### Task details
Quote the lines that run from the line containing "Reproduce this chart with Plotly." down to the line containing "3.5, 3.75, 4]". Include both of those lines, reproduce each exactly, and omit everything else.

### Source records

--- Start ---

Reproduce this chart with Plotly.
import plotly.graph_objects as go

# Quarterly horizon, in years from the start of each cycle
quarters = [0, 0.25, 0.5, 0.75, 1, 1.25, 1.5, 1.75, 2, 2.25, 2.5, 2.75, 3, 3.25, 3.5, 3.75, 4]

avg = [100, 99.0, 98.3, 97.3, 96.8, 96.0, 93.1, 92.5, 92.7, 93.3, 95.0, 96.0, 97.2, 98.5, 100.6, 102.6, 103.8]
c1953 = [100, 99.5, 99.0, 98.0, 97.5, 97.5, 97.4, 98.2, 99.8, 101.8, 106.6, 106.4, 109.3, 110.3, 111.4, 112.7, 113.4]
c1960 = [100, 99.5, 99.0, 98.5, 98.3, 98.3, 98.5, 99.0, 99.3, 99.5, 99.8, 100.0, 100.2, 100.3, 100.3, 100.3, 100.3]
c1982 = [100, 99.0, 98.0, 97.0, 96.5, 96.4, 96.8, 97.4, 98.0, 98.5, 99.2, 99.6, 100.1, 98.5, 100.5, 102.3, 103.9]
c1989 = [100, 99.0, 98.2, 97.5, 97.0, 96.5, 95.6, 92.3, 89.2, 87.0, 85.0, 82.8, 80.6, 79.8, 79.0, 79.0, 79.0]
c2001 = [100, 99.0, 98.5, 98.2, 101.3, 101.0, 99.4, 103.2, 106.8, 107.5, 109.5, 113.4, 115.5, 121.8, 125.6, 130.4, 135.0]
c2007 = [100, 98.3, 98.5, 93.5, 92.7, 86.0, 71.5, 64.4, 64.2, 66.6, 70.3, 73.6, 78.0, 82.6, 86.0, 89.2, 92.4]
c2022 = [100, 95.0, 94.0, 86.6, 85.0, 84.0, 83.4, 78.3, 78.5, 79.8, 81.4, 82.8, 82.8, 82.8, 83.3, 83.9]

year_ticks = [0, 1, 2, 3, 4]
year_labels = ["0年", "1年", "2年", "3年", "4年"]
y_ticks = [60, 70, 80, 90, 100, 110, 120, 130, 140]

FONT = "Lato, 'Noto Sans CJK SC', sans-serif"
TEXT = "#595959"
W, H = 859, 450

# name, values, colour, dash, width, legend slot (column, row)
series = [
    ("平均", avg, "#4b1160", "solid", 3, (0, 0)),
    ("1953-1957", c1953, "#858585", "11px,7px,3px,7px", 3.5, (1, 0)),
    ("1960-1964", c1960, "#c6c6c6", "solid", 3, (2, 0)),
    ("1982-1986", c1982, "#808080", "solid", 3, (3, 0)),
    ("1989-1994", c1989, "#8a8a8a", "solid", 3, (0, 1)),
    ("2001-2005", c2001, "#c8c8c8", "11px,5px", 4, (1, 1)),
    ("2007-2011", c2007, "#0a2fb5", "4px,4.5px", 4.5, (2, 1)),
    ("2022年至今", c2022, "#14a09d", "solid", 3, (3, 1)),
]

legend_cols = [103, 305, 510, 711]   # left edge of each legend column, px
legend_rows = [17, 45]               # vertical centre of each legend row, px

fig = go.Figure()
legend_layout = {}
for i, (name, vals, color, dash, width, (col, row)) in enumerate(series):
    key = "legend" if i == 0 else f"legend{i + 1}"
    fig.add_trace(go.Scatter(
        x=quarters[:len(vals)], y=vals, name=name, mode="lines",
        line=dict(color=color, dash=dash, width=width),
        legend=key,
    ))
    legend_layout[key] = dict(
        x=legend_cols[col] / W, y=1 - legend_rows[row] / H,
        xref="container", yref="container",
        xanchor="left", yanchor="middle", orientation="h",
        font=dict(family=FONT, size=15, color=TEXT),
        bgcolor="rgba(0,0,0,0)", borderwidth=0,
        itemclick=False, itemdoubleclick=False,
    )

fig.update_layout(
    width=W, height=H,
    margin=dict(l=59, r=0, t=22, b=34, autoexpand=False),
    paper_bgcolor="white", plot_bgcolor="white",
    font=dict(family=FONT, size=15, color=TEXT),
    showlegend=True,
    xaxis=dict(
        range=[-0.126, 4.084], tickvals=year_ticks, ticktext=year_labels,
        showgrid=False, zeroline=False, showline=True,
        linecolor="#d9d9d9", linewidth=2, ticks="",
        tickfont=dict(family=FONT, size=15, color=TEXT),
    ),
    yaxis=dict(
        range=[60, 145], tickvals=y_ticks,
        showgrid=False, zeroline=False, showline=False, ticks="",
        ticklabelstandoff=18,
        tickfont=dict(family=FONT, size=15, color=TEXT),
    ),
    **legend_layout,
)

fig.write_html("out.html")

--- End ---
--- Start ---

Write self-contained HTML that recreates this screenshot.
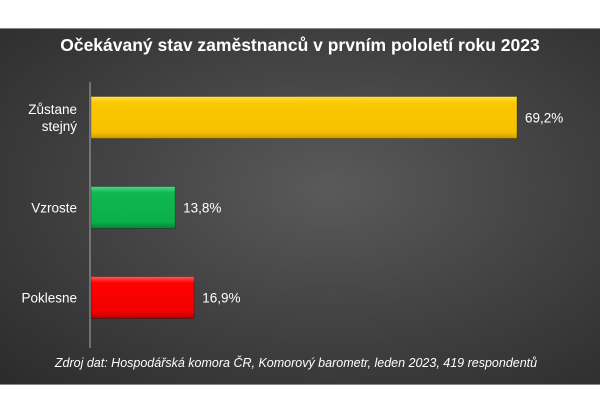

--- End ---

### Correct answer
Reproduce this chart with Plotly.
import plotly.graph_objects as go

# Quarterly horizon, in years from the start of each cycle
quarters = [0, 0.25, 0.5, 0.75, 1, 1.25, 1.5, 1.75, 2, 2.25, 2.5, 2.75, 3, 3.25, 3.5, 3.75, 4]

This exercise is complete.